● Problem to solve:
Examine the material below and count the lines that hold the word "matplotlib". Report only the number.

══ Recorded information

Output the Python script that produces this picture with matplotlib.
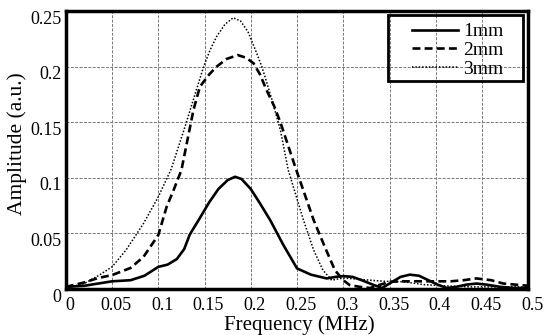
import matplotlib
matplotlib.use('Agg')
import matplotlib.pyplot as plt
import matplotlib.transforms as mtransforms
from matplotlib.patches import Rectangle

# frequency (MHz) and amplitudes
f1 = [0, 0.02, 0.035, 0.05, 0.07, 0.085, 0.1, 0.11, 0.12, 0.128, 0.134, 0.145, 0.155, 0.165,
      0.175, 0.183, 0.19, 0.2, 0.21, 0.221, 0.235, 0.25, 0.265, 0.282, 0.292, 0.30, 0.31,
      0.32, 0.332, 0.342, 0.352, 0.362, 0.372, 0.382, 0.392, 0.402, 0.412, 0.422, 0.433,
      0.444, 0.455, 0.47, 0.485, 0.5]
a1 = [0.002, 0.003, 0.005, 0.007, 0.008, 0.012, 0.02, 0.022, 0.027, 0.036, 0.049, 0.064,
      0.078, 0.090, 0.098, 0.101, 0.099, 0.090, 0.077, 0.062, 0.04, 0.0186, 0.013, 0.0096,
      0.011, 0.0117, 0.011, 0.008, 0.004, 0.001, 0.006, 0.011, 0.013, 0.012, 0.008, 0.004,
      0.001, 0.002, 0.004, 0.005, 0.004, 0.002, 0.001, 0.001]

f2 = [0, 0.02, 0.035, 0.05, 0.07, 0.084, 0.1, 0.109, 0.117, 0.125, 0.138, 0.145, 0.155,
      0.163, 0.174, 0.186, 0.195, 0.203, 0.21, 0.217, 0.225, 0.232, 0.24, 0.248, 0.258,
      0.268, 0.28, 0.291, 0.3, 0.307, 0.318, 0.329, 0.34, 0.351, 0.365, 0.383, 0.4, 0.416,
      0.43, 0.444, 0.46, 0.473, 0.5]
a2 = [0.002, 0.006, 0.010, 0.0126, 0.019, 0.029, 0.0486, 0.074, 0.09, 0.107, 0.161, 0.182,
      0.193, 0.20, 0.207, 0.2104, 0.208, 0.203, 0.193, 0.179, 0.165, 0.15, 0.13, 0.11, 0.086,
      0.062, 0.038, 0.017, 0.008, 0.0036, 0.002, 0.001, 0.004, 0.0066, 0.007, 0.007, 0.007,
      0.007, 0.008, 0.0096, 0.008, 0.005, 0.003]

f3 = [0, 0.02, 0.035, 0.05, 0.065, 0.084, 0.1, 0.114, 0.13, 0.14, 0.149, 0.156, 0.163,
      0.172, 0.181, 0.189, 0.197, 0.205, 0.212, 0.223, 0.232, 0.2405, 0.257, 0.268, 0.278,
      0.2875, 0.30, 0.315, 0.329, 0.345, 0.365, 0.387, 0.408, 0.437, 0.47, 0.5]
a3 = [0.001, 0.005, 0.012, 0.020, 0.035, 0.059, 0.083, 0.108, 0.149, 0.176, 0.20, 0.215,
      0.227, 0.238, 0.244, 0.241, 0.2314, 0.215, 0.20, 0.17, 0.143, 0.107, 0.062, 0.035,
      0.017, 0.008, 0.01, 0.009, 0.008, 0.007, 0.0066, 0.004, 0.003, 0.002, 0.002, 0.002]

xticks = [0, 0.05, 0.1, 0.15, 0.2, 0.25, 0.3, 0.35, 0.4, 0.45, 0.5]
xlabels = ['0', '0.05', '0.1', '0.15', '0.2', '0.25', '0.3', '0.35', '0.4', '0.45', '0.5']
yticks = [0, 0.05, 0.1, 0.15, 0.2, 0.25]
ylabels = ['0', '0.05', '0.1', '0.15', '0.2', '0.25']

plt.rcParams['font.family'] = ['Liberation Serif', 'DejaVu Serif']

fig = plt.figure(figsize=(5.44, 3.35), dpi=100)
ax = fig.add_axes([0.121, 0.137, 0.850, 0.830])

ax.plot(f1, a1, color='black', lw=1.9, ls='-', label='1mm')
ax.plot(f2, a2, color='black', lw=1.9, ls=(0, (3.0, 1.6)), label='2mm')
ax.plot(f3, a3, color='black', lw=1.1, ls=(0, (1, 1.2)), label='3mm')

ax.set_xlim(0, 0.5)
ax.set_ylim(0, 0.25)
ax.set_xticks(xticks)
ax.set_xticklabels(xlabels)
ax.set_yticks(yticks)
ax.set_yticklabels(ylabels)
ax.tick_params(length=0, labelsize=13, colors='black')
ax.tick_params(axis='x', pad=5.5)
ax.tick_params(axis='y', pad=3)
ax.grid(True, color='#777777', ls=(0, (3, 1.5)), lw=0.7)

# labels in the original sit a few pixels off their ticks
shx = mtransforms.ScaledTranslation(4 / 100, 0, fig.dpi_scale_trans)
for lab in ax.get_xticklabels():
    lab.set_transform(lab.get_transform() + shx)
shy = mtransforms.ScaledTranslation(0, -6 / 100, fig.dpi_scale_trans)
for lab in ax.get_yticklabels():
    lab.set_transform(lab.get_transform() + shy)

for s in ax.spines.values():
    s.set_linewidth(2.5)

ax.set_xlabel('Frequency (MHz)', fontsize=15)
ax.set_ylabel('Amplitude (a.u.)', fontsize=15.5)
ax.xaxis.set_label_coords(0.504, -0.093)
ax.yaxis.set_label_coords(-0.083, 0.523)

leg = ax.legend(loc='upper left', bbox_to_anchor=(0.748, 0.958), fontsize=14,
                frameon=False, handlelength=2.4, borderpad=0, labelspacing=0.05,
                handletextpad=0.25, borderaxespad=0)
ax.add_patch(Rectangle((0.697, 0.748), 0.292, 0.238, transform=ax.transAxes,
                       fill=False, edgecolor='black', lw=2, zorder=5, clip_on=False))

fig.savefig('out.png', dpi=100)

════

● Response to the task:
6